When I get a new recipe book home, the first thing I do is turn to the introduction page. The recipes have already sold me the book but now I want to know why it was created. I believe learning something about the creator helps you understand their recipes better. Per-Anders starts his introduction with "As a documentary photographer the most important for me has always been the human story". So you can image I was in love with this book before I got past the first page.
The main premise of the book is to get behind eighteen chefs and front of house staff of worldwide creative restuarants. To provide an insight into what's eaten behind the kitchen walls - what the chefs cook for their staff, friends and families. But there's so many other layers to this book - in essence it captures the very essence of these chefs and house staff and what makes them tick.
The photography is breathtaking. Per-Anders has quickly become one of my favourite food photographers. The portraits are honest and real and the food shots aren't over styled. I could literally spend hours just sitting and looking through this book. But that's just the photography.
When you start reading the recipes, you really get a sense of what each chef is about and I noticed that at the heart of each recipe is something that could easily have been discarded - cheaper cuts of meat, stale baguettes and every day roots that would be hanging around kitchens in abundance.

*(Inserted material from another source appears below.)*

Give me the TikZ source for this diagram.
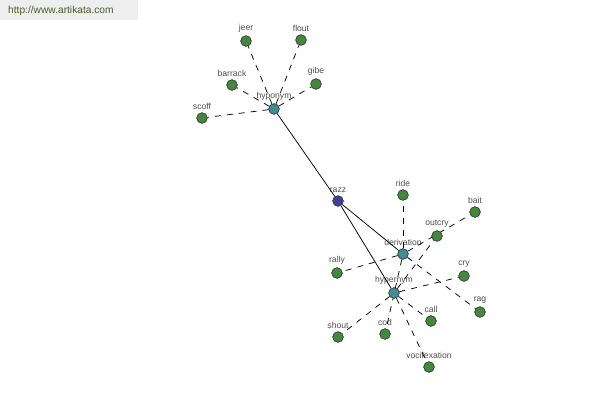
\documentclass[tikz,border=0pt]{standalone}
\usepackage{fontspec}
\setmainfont{Liberation Sans}
\definecolor{lblgray}{HTML}{505050}
\definecolor{gnode}{HTML}{418A3C}
\definecolor{tnode}{HTML}{3F8E97}
\definecolor{bnode}{HTML}{3A40A0}
\definecolor{hdrbg}{HTML}{EEEEEE}
\definecolor{hdrtxt}{HTML}{4B5B2B}
\begin{document}
\begin{tikzpicture}[x=1pt,y=-1pt,
  vnode/.style={circle,draw=black!75,line width=0.6pt,minimum size=10.5pt,inner sep=0pt,
    label={[text=lblgray,font=\fontsize{8.6}{9}\selectfont,inner sep=0pt,yshift=2.5pt]above:#1}},
  gn/.style={vnode=#1,fill=gnode},
  tn/.style={vnode=#1,fill=tnode},
  bn/.style={vnode=#1,fill=bnode},
  solidedge/.style={line width=0.75pt},
  dashedge/.style={line width=0.75pt,dash pattern=on 6pt off 6pt}]
\useasboundingbox (0,0) rectangle (600,400);
\fill[white] (0,0) rectangle (600,400);
\node[fill=hdrbg,minimum width=138pt,minimum height=20pt,inner sep=0pt,anchor=north west] (hdr) at (0,0) {};
\node[text=hdrtxt,font=\fontsize{10.2}{11}\selectfont,anchor=west,inner sep=0pt] (url) at (8,10.5) {http://www.artikata.com};
% nodes
\node[gn=jeer] (jeer) at (246,41) {};
\node[gn=flout] (flout) at (301,40) {};
\node[gn=barrack] (barrack) at (232,85) {};
\node[gn=gibe] (gibe) at (316,84) {};
\node[gn=scoff] (scoff) at (202,118) {};
\node[tn=hyponym] (hypo) at (274,109) {};
\node[bn=razz] (razz) at (338,201) {};
\node[gn=ride] (ride) at (403,195) {};
\node[gn=bait] (bait) at (475,212) {};
\node[gn=outcry] (outcry) at (437,236) {};
\node[tn=derivation] (deriv) at (403,254) {};
\node[gn=rally] (rally) at (337,273) {};
\node[gn=cry] (cry) at (464,276) {};
\node[tn=hypernym] (hyper) at (394,293) {};
\node[gn=rag] (rag) at (480,312) {};
\node[gn=shout] (shout) at (338,337) {};
\node[gn=cod] (cod) at (385,334) {};
\node[gn=call] (call) at (431,321) {};
\node[gn=vocifexation] (vocif) at (429,367) {};
% edges
\draw[solidedge] (hypo) -- (razz);
\draw[solidedge] (razz) -- (deriv);
\draw[solidedge] (razz) -- (hyper);
\foreach \n in {jeer,flout,barrack,gibe,scoff} \draw[dashedge] (hypo) -- (\n);
\foreach \n in {ride,bait,rally,rag,cod} \draw[dashedge] (deriv) -- (\n);
\foreach \n in {outcry,cry,shout,call,vocif} \draw[dashedge] (hyper) -- (\n);
% redraw node discs on top of the connectors
\foreach \n/\c in {jeer/gnode,flout/gnode,barrack/gnode,gibe/gnode,scoff/gnode,hypo/tnode,razz/bnode,ride/gnode,bait/gnode,outcry/gnode,deriv/tnode,rally/gnode,cry/gnode,hyper/tnode,rag/gnode,shout/gnode,cod/gnode,call/gnode,vocif/gnode}
  \filldraw[fill=\c,draw=black!75,line width=0.6pt] (\n.center) circle (5.25pt);
\end{tikzpicture}
\end{document}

The book is very clever in it's layout - the recipes are designed at the bottom of the page for easy reading (honestly, I can't tell you how much of a difference this makes when following) and each section (each chef or member of staff) of recipes is on simple, matt smaller leaves that sit inset to the part glossier full-size photography pages. There are captions printed on some of the photo pages and in some cases an example of a house schedule.
Though the recipes are wonderfully different in that they bring something new to the table (no pun intended) in terms of cook books, I could just get lost in this book for its narrative and photography.